Columbia officials are worried they’re running out of time to place initiatives on the April 5 ballot that, if approved, would increase taxes to pay for millions of dollars in road work.
A group of developers, government officials and other community leaders, known as the Transportation Finance Committee, are tasked with recommending ways the city could raise $10 million a year in new taxes for the next 25 years to pay for road work.
Although officials said they hoped to have a proposed tax increase on the April ballot, the committee has yet to finalize its report.
Couple that with the fact that the council would like to hold public hearings before it votes, and it looks like the city might be running out of time.
The Columbia City Council would have to pass an ordinance by January in order to put any measure on the ballot.
Mayor Darwin Hindman said Monday at a council work session that the council should avoid rushing the issue to get it on the ballot and that a later election date might work better.
Earlier this month, a consulting team suggested that the city increase its annual spending on roads to $19 million from $9 million from now until 2030 to pay for anticipated road projects.
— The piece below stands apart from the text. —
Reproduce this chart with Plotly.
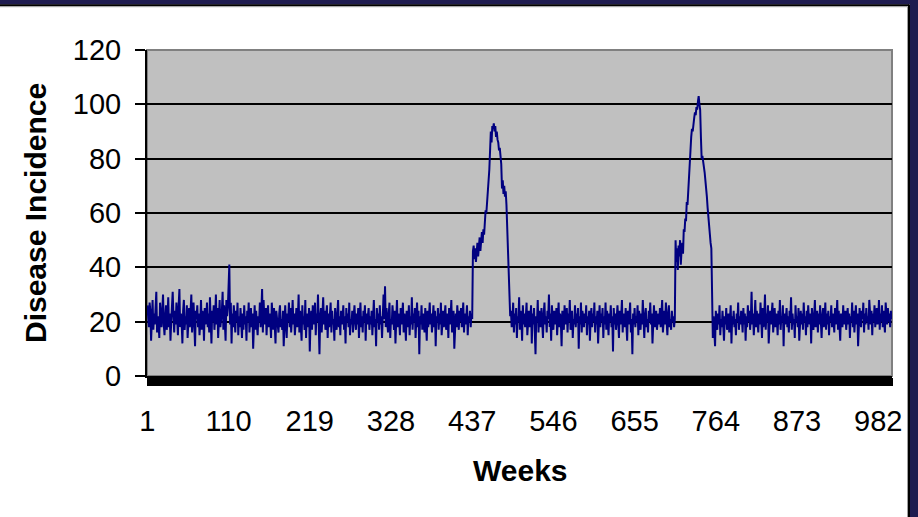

The question is where that money will come from.
The consultants presented a variety of options to the citizens committee in mid-November that included raising the city’s capital-improvement sales tax by one-fourth of a cent, charging more than $3,000 in a per-home excise tax for future developments built on the city’s edge and increasing property taxes. The council could decide to draft a ballot initiative including any combination of those options.
Fifth Ward Councilman John John said council members and citizens on the committee have had concerns that have delayed the process, such as whether to grant tax credits to churches. The committee earlier said it wanted to present its recommendations to the council by Nov. 22, but it didn’t make that deadline.
“Unfortunately, as they have learned more, we have learned more,” John said. “It’s taking longer than we thought.”
Second Ward Councilman Chris Janku said he’s concerned that the council might only have one chance to draft an ordinance that voters will like, because the city would have to wait a year to get it on the ballot again if it were defeated.
The city’s current capital improvement tax of one-fourth of a cent expires at the end of 2005.
Janku said it is important to have the public hearings at least two weeks before a vote, because council members would want time to react to the comments.
Sixth Ward Councilman Brian Ash said he would like to have the opportunity to invite the members of the committee and the consultants to a work session so the council can ask questions.
Dates in June, August and November are also available for public elections. The Transportation Finance Committee is set to meet at 5 p.m. today at the Daniel Boone Building, 701 E. Broadway.